- TASK DETAILS -
Take the entries below and print only the lines from the one with "Generate a component" through the one with "of Inspections with", exactly as they stand, both ends included.

- RAW RECORDS -
+++

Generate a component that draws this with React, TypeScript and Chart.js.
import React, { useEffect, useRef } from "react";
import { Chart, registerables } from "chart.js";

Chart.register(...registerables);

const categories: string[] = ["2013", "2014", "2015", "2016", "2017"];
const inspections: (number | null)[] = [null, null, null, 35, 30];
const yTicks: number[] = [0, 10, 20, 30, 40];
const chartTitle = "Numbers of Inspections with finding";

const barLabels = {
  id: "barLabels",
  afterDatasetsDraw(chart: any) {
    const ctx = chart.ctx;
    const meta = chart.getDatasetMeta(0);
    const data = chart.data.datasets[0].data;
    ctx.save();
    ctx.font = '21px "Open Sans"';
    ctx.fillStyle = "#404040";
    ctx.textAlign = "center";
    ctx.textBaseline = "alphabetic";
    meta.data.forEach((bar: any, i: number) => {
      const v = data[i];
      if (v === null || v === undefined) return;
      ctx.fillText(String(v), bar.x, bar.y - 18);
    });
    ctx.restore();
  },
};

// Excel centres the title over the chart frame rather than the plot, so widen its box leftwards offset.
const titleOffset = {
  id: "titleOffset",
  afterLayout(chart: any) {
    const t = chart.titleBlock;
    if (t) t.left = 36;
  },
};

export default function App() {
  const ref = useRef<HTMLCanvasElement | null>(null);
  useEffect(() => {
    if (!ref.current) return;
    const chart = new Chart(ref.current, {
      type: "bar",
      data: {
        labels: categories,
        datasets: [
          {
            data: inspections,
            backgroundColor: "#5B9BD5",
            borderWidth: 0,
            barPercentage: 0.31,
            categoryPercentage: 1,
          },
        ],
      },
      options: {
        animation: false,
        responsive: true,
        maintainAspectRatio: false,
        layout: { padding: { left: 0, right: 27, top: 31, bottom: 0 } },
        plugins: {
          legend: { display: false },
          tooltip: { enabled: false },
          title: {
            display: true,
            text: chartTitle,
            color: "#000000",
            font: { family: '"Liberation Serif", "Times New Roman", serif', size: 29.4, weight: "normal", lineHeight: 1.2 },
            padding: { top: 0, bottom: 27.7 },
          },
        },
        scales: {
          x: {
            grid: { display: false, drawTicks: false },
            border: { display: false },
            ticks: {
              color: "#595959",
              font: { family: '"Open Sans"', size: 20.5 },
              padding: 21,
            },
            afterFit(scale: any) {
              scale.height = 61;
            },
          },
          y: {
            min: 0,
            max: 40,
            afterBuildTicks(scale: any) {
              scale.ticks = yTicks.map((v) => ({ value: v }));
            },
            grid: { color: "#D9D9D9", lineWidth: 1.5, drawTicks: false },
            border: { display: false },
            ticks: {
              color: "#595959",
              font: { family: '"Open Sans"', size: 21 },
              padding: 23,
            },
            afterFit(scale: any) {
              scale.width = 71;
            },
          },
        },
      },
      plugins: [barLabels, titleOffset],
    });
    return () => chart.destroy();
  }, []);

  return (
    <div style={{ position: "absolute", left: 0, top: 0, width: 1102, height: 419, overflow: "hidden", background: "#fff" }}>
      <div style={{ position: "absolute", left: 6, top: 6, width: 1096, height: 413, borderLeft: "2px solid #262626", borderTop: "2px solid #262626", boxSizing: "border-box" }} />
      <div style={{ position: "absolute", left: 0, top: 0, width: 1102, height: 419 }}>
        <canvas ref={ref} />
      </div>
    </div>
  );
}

+++

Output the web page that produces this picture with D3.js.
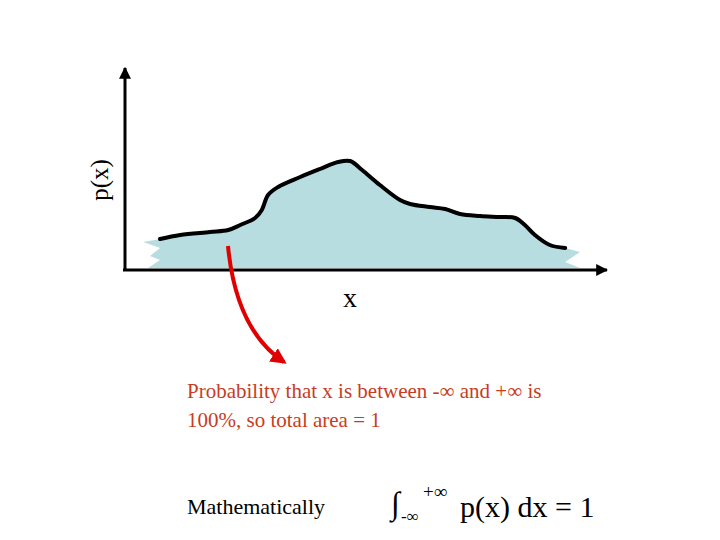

+++

- SOLUTION TO THE PROBLEM -
Generate a component that draws this with React, TypeScript and Chart.js.
import React, { useEffect, useRef } from "react";
import { Chart, registerables } from "chart.js";

Chart.register(...registerables);

const categories: string[] = ["2013", "2014", "2015", "2016", "2017"];
const inspections: (number | null)[] = [null, null, null, 35, 30];
const yTicks: number[] = [0, 10, 20, 30, 40];
const chartTitle = "Numbers of Inspections with finding";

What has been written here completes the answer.